The Court considered whether it had jurisdiction to sanction the scheme. All of the agreements and trust deeds connected with the 2016 and 2021 Notes were governed by English law, and all contained either clauses giving jurisdiction to the English courts or clauses submitting disputes to arbitration with a London seat. Expert evidence was provided that the scheme would be recognised in Ukraine. It was also noted that the Bank had an administrative office in the UK. Furthermore Notes representing 12% by value of the two classes of Noteholders were held by persons domiciled in the UK. The Court found that there was a sufficient connection with England to give the Court jurisdiction to consider and, if appropriate, sanctioning the scheme.

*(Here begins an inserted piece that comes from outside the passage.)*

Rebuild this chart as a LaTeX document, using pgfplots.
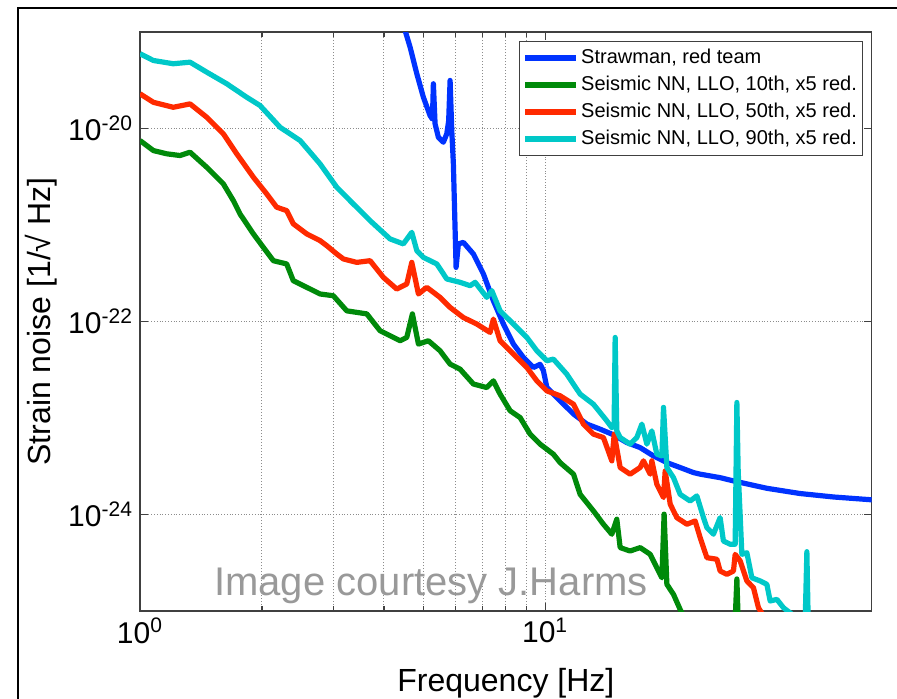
\documentclass[border=0pt]{standalone}
\usepackage{pgfplots}
\pgfplotsset{compat=1.18}
\usepackage{fontspec}
\setmainfont{Liberation Sans}
\definecolor{mblue}{HTML}{0033FF}
\definecolor{mgreen}{HTML}{008A0A}
\definecolor{mred}{HTML}{FF2A00}
\definecolor{mcyan}{HTML}{00C8C8}
\begin{document}
\begin{tikzpicture}
\useasboundingbox (0,0) rectangle (448.5pt,349.5pt);
\draw[line width=1pt] (9pt,-5pt) -- (9pt,345.35pt) -- (460pt,345.35pt);
\begin{axis}[
  at={(70pt,44pt)}, anchor=south west,
  scale only axis, width=365.85pt, height=289.5pt,
  xmode=log, ymode=log,
  xmin=1, xmax=64, ymin=1e-25, ymax=1e-19,
  xtick={1,10}, xticklabels={10\textsuperscript{0},10\textsuperscript{1}},
  ytick={1e-24,1e-22,1e-20},
  yticklabels={10\textsuperscript{-24},10\textsuperscript{-22},10\textsuperscript{-20}},
  yminorticks=false,
  xmajorgrids, xminorgrids, ymajorgrids,
  grid style={densely dotted, black!45, line width=0.5pt},
  minor grid style={densely dotted, black!45, line width=0.5pt},
  axis line style={black!75, line width=0.6pt},
  tick style={black!75, line width=0.6pt},
  major tick length=4pt, minor tick length=2.5pt,
  tick label style={font=\fontsize{15}{18}\selectfont},
  xlabel={Frequency [Hz]},
  ylabel={Strain noise [1/√ Hz]},
  label style={font=\fontsize{16}{19}\selectfont},
  xlabel style={at={(axis description cs:0.5,0)}, anchor=base, yshift=-40pt},
  ylabel style={at={(axis description cs:-0.1353,0.5)}, anchor=center},
  legend style={at={(1,1)}, anchor=north east, xshift=-4.2pt, yshift=-4.35pt,
    draw=black!75, line width=0.6pt, font=\fontsize{10}{12}\selectfont,
    inner sep=1.6pt, row sep=0pt,
    nodes={text height=7.5pt, text depth=2pt, inner ysep=2pt, inner xsep=1.3pt}},
  legend cell align=left,
  legend image code/.code={\draw[#1, line width=2.6pt] (0pt,0pt) -- (25.5pt,0pt);},
  every axis plot/.append style={line width=2.6pt, line join=round},
]
% Strawman, red team
\addplot[mblue] coordinates {
(4.511,1.04e-19) (4.642,6.97e-20) (4.823,3.69e-20) (5.006,2.11e-20) (5.200,1.36e-20)
(5.27,1.25e-20) (5.299,2.91e-20) (5.350,1.12e-20) (5.451,8.12e-21) (5.608,7.21e-21)
(5.718,8.81e-21) (5.78,1.2e-20) (5.827,3.15e-20) (5.883,9.54e-21) (5.937,4.30e-21)
(6.029,3.64e-22) (6.108,6.37e-22) (6.284,6.61e-22) (6.653,5.01e-22) (7.042,3.11e-22)
(7.453,1.64e-22) (7.889,9.42e-23) (8.351,5.84e-23) (8.841,4.24e-23) (9.357,3.34e-23)
(9.72,3.6e-23) (9.904,3.09e-23) (10.10,2.07e-23) (10.89,1.51e-23) (11.75,1.10e-23)
(12.68,8.65e-24) (13.67,7.67e-24) (14.75,6.7e-24) (15.91,5.57e-24) (17.16,4.94e-24)
(18.51,4.05e-24) (19.98,3.45e-24) (21.54,3.07e-24) (23.24,2.72e-24) (24.14,2.62e-24)
(27.04,2.41e-24) (29.17,2.23e-24) (35.27,1.87e-24) (42.62,1.65e-24) (51.51,1.52e-24)
(64.09,1.42e-24)
};
\addlegendentry{Strawman, red team}
% 10th percentile
\addplot[mgreen] coordinates {
(1.000,7.51e-21) (1.079,5.91e-21) (1.164,5.47e-21) (1.255,5.25e-21) (1.329,5.68e-21)
(1.461,3.97e-21) (1.606,2.67e-21) (1.700,1.79e-21) (1.766,1.30e-21) (1.905,8.09e-22)
(2.016,5.87e-22) (2.134,4.27e-22) (2.302,3.95e-22) (2.390,2.65e-22) (2.580,2.26e-22)
(2.783,1.93e-22) (3.001,1.85e-22) (3.239,1.29e-22) (3.629,1.20e-22) (3.914,8.03e-23)
(4.385,6.32e-23) (4.555,6.84e-23) (4.703,1.20e-22) (4.867,5.84e-23) (5.151,6.32e-23)
(5.503,4.98e-23) (5.827,3.62e-23) (6.167,3.21e-23) (6.653,2.25e-23) (7.178,2.07e-23)
(7.453,2.43e-23) (7.743,1.77e-23) (8.196,1.19e-23) (8.676,1.01e-23) (9.183,6.81e-24)
(9.720,5.36e-24) (10.48,4.22e-24) (10.89,3.45e-24) (11.75,2.62e-24) (12.20,1.62e-24)
(13.16,1.09e-24) (13.93,7.93e-25) (14.61,6.25e-25) (15.03,8.94e-25) (15.32,4.54e-25)
(16.21,4.19e-25) (17.16,4.54e-25) (18.17,3.87e-25) (18.87,2.81e-25) (19.42,2.21e-25)
(19.67,1.01e-24) (19.98,1.89e-25) (20.74,1.49e-25) (21.54,1.04e-25) (21.91,9e-26)
(29.45,8e-26) (29.74,2.15e-25) (29.96,8e-26) (40,7e-26)
};
\addlegendentry{Seismic NN, LLO, 10th, x5 red.}
% 50th percentile
\addplot[mred] coordinates {
(1.000,2.29e-20) (1.079,1.87e-20) (1.208,1.66e-20) (1.329,1.80e-20) (1.461,1.31e-20)
(1.606,8.81e-21) (1.733,5.47e-21) (1.905,3.13e-21) (2.055,2.10e-21) (2.175,1.53e-21)
(2.302,1.41e-21) (2.390,1.03e-21) (2.580,8.09e-22) (2.783,6.89e-22) (2.891,6.11e-22)
(3.060,5.01e-22) (3.177,4.45e-22) (3.428,4.10e-22) (3.698,4.27e-22) (3.988,2.87e-22)
(4.303,2.17e-22) (4.555,2.45e-22) (4.687,4.10e-22) (4.867,1.93e-22) (5.104,2.26e-22)
(5.503,1.78e-22) (5.827,1.40e-22) (6.284,1.10e-22) (6.782,9.42e-23) (7.315,7.71e-23)
(7.453,1.06e-22) (7.743,6.32e-23) (8.351,4.60e-23) (9.013,3.34e-23) (9.539,2.43e-23)
(10.10,1.91e-23) (10.89,1.70e-23) (11.75,1.39e-23) (12.43,8.65e-24) (13.16,6.81e-24)
(13.93,6.28e-24) (14.61,3.60e-24) (14.81,6.81e-24) (15.32,3.07e-24) (16.21,2.62e-24)
(17.16,3.07e-24) (17.49,3.60e-24) (18.17,2.62e-24) (18.34,3.60e-24) (18.87,2.06e-24)
(19.60,1.50e-24) (19.79,2.83e-24) (20.36,1.28e-24) (21.14,9.29e-25) (22.38,7.93e-25)
(23.46,8.58e-25) (24.14,5.76e-25) (25.08,3.57e-25) (26.55,3.44e-25) (27.04,2.60e-25)
(28.09,2.40e-25) (29.17,2.60e-25) (29.45,3.87e-25) (30.31,3.30e-25) (31.48,2.05e-25)
(32.69,1.74e-25) (33.63,1.08e-25) (34.54,9e-26)
};
\addlegendentry{Seismic NN, LLO, 50th, x5 red.}
% 90th percentile
\addplot[mcyan] coordinates {
(1.000,5.96e-20) (1.079,5.07e-20) (1.208,4.69e-20) (1.329,4.87e-20) (1.461,3.84e-20)
(1.637,2.91e-20) (1.834,2.11e-20) (1.979,1.73e-20) (2.217,1.03e-20) (2.484,7.51e-21)
(2.783,4.30e-21) (3.060,2.46e-21) (3.300,1.79e-21) (3.698,1.11e-21) (4.142,7.18e-22)
(4.468,6.37e-22) (4.687,8.40e-22) (4.823,5.42e-22) (5.006,4.62e-22) (5.402,3.95e-22)
(5.718,2.76e-22) (6.167,2.55e-22) (6.529,2.35e-22) (6.718,2.55e-22) (7.178,1.78e-22)
(7.386,2.09e-22) (7.743,1.29e-22) (8.351,9.42e-23) (9.013,6.84e-23) (9.539,4.98e-23)
(10.10,3.92e-23) (10.48,4.08e-23) (11.31,2.85e-23) (12.20,1.77e-23) (13.16,1.39e-23)
(14.20,9.35e-24) (14.61,7.97e-24) (14.80,8.2e-24) (14.89,6.84e-23) (15.03,7.36e-24)
(15.32,6.28e-24) (16.21,5.36e-24) (16.84,6.28e-24) (17.33,8.65e-24) (17.83,5.36e-24)
(18.34,7.36e-24) (18.87,4.22e-24) (19.42,4.05e-24) (19.60,1.29e-23) (19.98,3.07e-24)
(20.74,2.41e-24) (21.54,1.62e-24) (22.80,1.38e-24) (23.69,1.56e-24) (24.60,9.29e-25)
(25.08,7.31e-25) (26.03,6.25e-25) (27.04,9.29e-25) (27.55,5.32e-25) (28.63,4.92e-25)
(29.45,4.92e-25) (29.74,1.45e-23) (29.96,2.83e-24) (30.60,3.87e-25) (31.48,4.02e-25)
(32.39,2.21e-25) (33.96,2.05e-25) (35.27,1.89e-25) (35.94,1.27e-25) (37.34,1.32e-25)
(38.77,1.08e-25) (41.04,9e-26) (43.85,8e-26) (44.27,4.12e-25) (44.60,8e-26) (55,7e-26)
};
\addlegendentry{Seismic NN, LLO, 90th, x5 red.}
\node[anchor=base west, inner sep=0pt, text=black!40, font=\fontsize{20}{24}\selectfont]
  at (rel axis cs:0.101,0.026) {Image courtesy J.Harms};
\end{axis}
\end{tikzpicture}
\end{document}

The Judge was satisfied that if the scheme was not sanctioned it was highly likely that the Bank would be placed into temporary Administration in Ukraine, which would only terminate on the sale of the Bank or its assets and liabilities, or its nationalisation, or on its liquidation. In the event of liquidation, the claims of creditors in respect of the 2016 and 2021 Notes would rank pari passu and it is unlikely that the Bank would have sufficient assets to repay any part of them.

There was some argument as to whether the Noteholders were creditors of the Bank. In order to resolve this, the Bank entered into a deed poll in October 2015, agreeing that if it were to fail to make any payment of the loans it would be liable directly to the Noteholders as if they were the original principal obligor under the Notes and/or the Noteholders were the original counterparty under the subordinated loans. The Noteholders therefore effectively became contingent creditors of the Bank.

Creditors were offered a consent fee of 2% of the outstanding amount of their Notes if they voted in favour of the scheme but the court was satisfied that this did not render the scheme unfair.

The Court found that it was appropriate to sanction the scheme.